Further search among the wills and the deeds of a by-gone generation may increase the number, but, so far as I know, there were five, or, at the most, six houses, about the year 1783, within the boundaries of the Corlaerskill Patent:

1. The house of Ephraim Concklin, which stood upon the bank of the Hudson near the house in which Isaac Penfield and his son Lewis afterwards lived.

2. Of Peter Schmidt, which was probably in the hamlet now called Hamburg.

3. Of Peter Souser. His was the house belonging to the Van Vechten grist-mill, on the Hans Vosen Kill. Souser was living on this spot, as early as 1765.

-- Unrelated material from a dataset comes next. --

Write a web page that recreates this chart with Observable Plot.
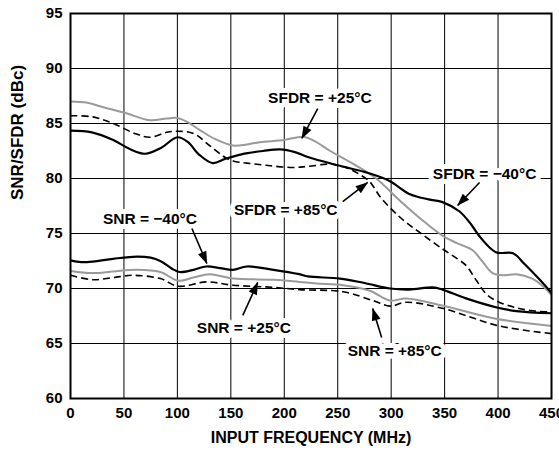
<!DOCTYPE html>
<html>
<head>
<meta charset="utf-8">
<script src="https://cdn.jsdelivr.net/npm/d3@7"></script>
<script src="https://cdn.jsdelivr.net/npm/@observablehq/plot@0.6"></script>
<style>body{margin:0;background:#fff}</style>
</head>
<body>
<div id="chart"></div>
<script>
// Tick values
const xTicks = [0, 50, 100, 150, 200, 250, 300, 350, 400, 450];
const yTicks = [60, 65, 70, 75, 80, 85, 90, 95];

// Series: [input frequency MHz, dBc]
const sfdrMinus40 = [[0,84.35],[20,84.2],[40,83.5],[55,82.7],[70,82.25],[85,82.8],[100,83.75],[110,83.3],[120,82.2],[133,81.4],[145,81.8],[160,82.2],[180,82.5],[196,82.65],[210,82.4],[222,81.95],[250,81.2],[275,80.6],[298,79.8],[317,78.6],[335,78.1],[348,77.85],[364,77.0],[375,75.8],[383,74.7],[398,73.3],[414,73.2],[425,72.2],[438,70.9],[450,69.6]];
const sfdrPlus25 = [[0,87.0],[15,86.9],[30,86.5],[50,86.0],[74,85.3],[90,85.45],[100,85.5],[110,85.1],[121,84.4],[135,83.6],[152,83.0],[165,83.1],[177,83.3],[200,83.5],[218,83.8],[230,83.3],[243,82.5],[265,81.3],[286,80.0],[308,78.0],[328,76.3],[348,74.8],[362,74.1],[376,73.5],[385,72.5],[395,71.4],[405,71.2],[417,71.3],[432,70.9],[442,70.2],[450,69.4]];
const sfdrPlus85 = [[0,85.7],[21,85.6],[40,85.0],[60,84.1],[74,83.75],[90,84.2],[99,84.3],[115,84.1],[130,83.0],[145,81.9],[152,81.6],[165,81.4],[183,81.2],[208,81.0],[222,81.1],[245,81.3],[260,80.9],[270,80.4],[280,79.7],[290,78.3],[308,76.5],[328,75.0],[348,73.6],[362,72.7],[370,72.1],[380,70.7],[389,69.5],[400,68.8],[415,68.3],[430,68.0],[450,67.85]];
const snrMinus40 = [[0,72.55],[10,72.4],[21,72.45],[40,72.7],[62,72.9],[75,72.8],[84,72.5],[95,71.8],[102,71.5],[115,71.7],[127,72.0],[140,71.85],[152,71.7],[165,72.0],[190,71.7],[214,71.3],[222,71.1],[252,70.9],[275,70.5],[299,70.0],[317,69.9],[339,70.1],[348,69.9],[370,69.1],[398,68.3],[417,67.95],[450,67.75]];
const snrPlus25 = [[0,71.6],[21,71.4],[40,71.55],[62,71.7],[84,71.5],[101,70.7],[115,71.0],[130,71.3],[152,70.9],[190,70.8],[214,70.6],[230,70.45],[255,70.3],[280,69.8],[299,68.9],[314,69.1],[348,68.45],[398,67.25],[450,66.6]];
const snrPlus85 = [[0,71.2],[21,70.8],[40,71.0],[59,71.2],[84,70.9],[101,70.2],[127,70.6],[152,70.3],[190,70.1],[214,69.9],[255,69.7],[283,68.9],[299,68.4],[314,68.75],[348,68.2],[401,66.6],[450,65.9]];

// Axis titles
const xTitle = "INPUT FREQUENCY (MHz)";
const yTitle = "SNR/SFDR (dBc)";

// Annotation texts and anchors (data units)
const labelTexts = ["SFDR = +25°C", "SFDR = \u221240°C", "SFDR = +85°C", "SNR = \u221240°C", "SNR = +25°C", "SNR = +85°C"];
const labelAt = [[233.3,87.36],[387.4,80.45],[201.4,77.09],[74.3,76.36],[162.2,66.45],[303.3,64.36]];
const arrowFrom = [[231.3,86.36],[382.7,79.64],[254.7,77.9],[113.6,75.45],[161.2,67.55],[291.1,65.55]];
const arrowTo = [[216.4,83.64],[362.2,77.55],[278.0,79.64],[127.6,72.27],[175.2,70.55],[282.7,68.18]];

const toRows = (arr) => arr.map(([x, y]) => ({x, y}));
const notes = labelTexts.map((t, i) => ({
  text: t, x: labelAt[i][0], y: labelAt[i][1],
  x1: arrowFrom[i][0], y1: arrowFrom[i][1], x2: arrowTo[i][0], y2: arrowTo[i][1]
}));

function filledArrow(color) {
  const ns = "http://www.w3.org/2000/svg";
  const m = document.createElementNS(ns, "marker");
  m.setAttribute("viewBox", "-13 -6 14 12");
  m.setAttribute("markerWidth", "14");
  m.setAttribute("markerHeight", "12");
  m.setAttribute("refX", "0");
  m.setAttribute("refY", "0");
  m.setAttribute("markerUnits", "userSpaceOnUse");
  m.setAttribute("orient", "auto");
  m.setAttribute("overflow", "visible");
  const p = document.createElementNS(ns, "path");
  p.setAttribute("d", "M-12,-4.5L0.5,0L-12,4.5Z");
  p.setAttribute("fill", color);
  p.setAttribute("stroke", "none");
  m.appendChild(p);
  return m;
}

const lineOpts = {x: "x", y: "y", curve: "catmull-rom", strokeLinejoin: "round", strokeLinecap: "butt"};

const chart = Plot.plot({
  width: 559,
  height: 453,
  marginLeft: 70,
  marginRight: 8,
  marginTop: 13,
  marginBottom: 55,
  style: {fontFamily: "'Liberation Sans', Arial, Helvetica, sans-serif", fontSize: "15px", fontWeight: "bold", background: "white", color: "black"},
  x: {domain: [0, 450]},
  y: {domain: [60, 95]},
  marks: [
    Plot.gridX(xTicks, {stroke: "black", strokeOpacity: 1, strokeWidth: 1}),
    Plot.gridY(yTicks, {stroke: "black", strokeOpacity: 1, strokeWidth: 1}),
    Plot.axisX(xTicks, {tickSize: 0, tickPadding: 9, tickFormat: d => String(d), label: null}),
    Plot.axisY(yTicks, {tickSize: 0, tickPadding: 8, tickFormat: d => String(d), label: null}),
    Plot.text([xTitle], {frameAnchor: "bottom", dy: 44, text: d => d, fontSize: 16, fontWeight: "bold", fill: "black"}),
    Plot.text([yTitle], {frameAnchor: "left", dx: -53, dy: -6, rotate: -90, text: d => d, fontSize: 17, fontWeight: "bold", fill: "black"}),
    Plot.line(toRows(sfdrPlus25), {...lineOpts, stroke: "#9a9a9a", strokeWidth: 2}),
    Plot.line(toRows(sfdrPlus85), {...lineOpts, stroke: "black", strokeWidth: 1.6, strokeDasharray: "7,4"}),
    Plot.line(toRows(sfdrMinus40), {...lineOpts, stroke: "black", strokeWidth: 2.2}),
    Plot.line(toRows(snrPlus25), {...lineOpts, stroke: "#9a9a9a", strokeWidth: 2}),
    Plot.line(toRows(snrPlus85), {...lineOpts, stroke: "black", strokeWidth: 1.6, strokeDasharray: "7,4"}),
    Plot.line(toRows(snrMinus40), {...lineOpts, stroke: "black", strokeWidth: 2.2}),
    Plot.text(notes, {x: "x", y: "y", text: "text", fill: "black", stroke: "white", strokeWidth: 10, fontSize: 15.5, fontWeight: "bold"}),
    Plot.link(notes, {x1: "x1", y1: "y1", x2: "x2", y2: "y2", stroke: "black", strokeWidth: 1.6, markerEnd: filledArrow}),
    Plot.frame({stroke: "black", strokeWidth: 2})
  ]
});
document.getElementById("chart").appendChild(chart);
</script>
</body>
</html>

4. Of Peter Mey, a short distance north of Henry Oothoudt’s house, under the Kalkberg or Limestone Hill. Walter W. Palmatier now lives at the same place.

5. Of Henry Oothoudt, built of wood about 1775, and still standing. It is the first farm-house on the right-hand side of the lane which leaves the turnpike-road in Jefferson nearly opposite the dwelling of Robert Austin.

Henry Oothoudt was born on the sixth of January, 1739. His father was Volkert Oothoudt, who, about the year 1741, was one of the owners of thirteen thousand acres of land within the present boundaries of Otsego County. I do not know when his son Henry came to Catskill, but it was either after his marriage in 1760, with Neeltje, a shrewish daughter of Marten Van Bergen, or after the death of Van Bergen, in 1770.

Henry Oothoudt was a man of some note among his fellows. He had been well educated; his natural parts were good; and for ten years or more he was a judge and surrogate in the county. He died on the fourteenth day of July, 1801, and was buried in the Jefferson grave-yard, where his tomb-stone may still be seen. He was the owner of large tracts of land in the northern and central part of Oneida county, which, after his death, were sold for a small sum, as not worth holding. He had one daughter, Catharine, who, in 1779, married John Demarest. Their only son was Henry Oothoudt Demarest, who is still remembered by the older residents of Catskill.

There is a tradition among the descendants of Henry Oothoudt, that he had, among his papers, ancient memoranda, written in Dutch, which contained directions to the places where silver had been found among the Catskill Mountains. I have made careful enquiry for these papers, but have been told that they have been destroyed. I would have been interesting to have known exactly what the memoranda were, since Vanderdouck, whom Irving, in his History of New York, follows, asserts that silver ore was, in his day, to be found among the Blue Hills, as they were called, and young Gerrit Van Slectenhorst, as my readers will remember, once came down from Rensselaer’s Wyck to the Patroon’s Bowers, on the Van Vechten estate, to search for the precious metal.

6. About the year 1803, a stone house stood, as I have been told, near a spring, in a field a short distance above the bridge across the Corlaerskill, and west of the school-house on the road to Athens. This house was then occupied by Jacob Newkirk and John Persen, and probably was standing in the year 1783.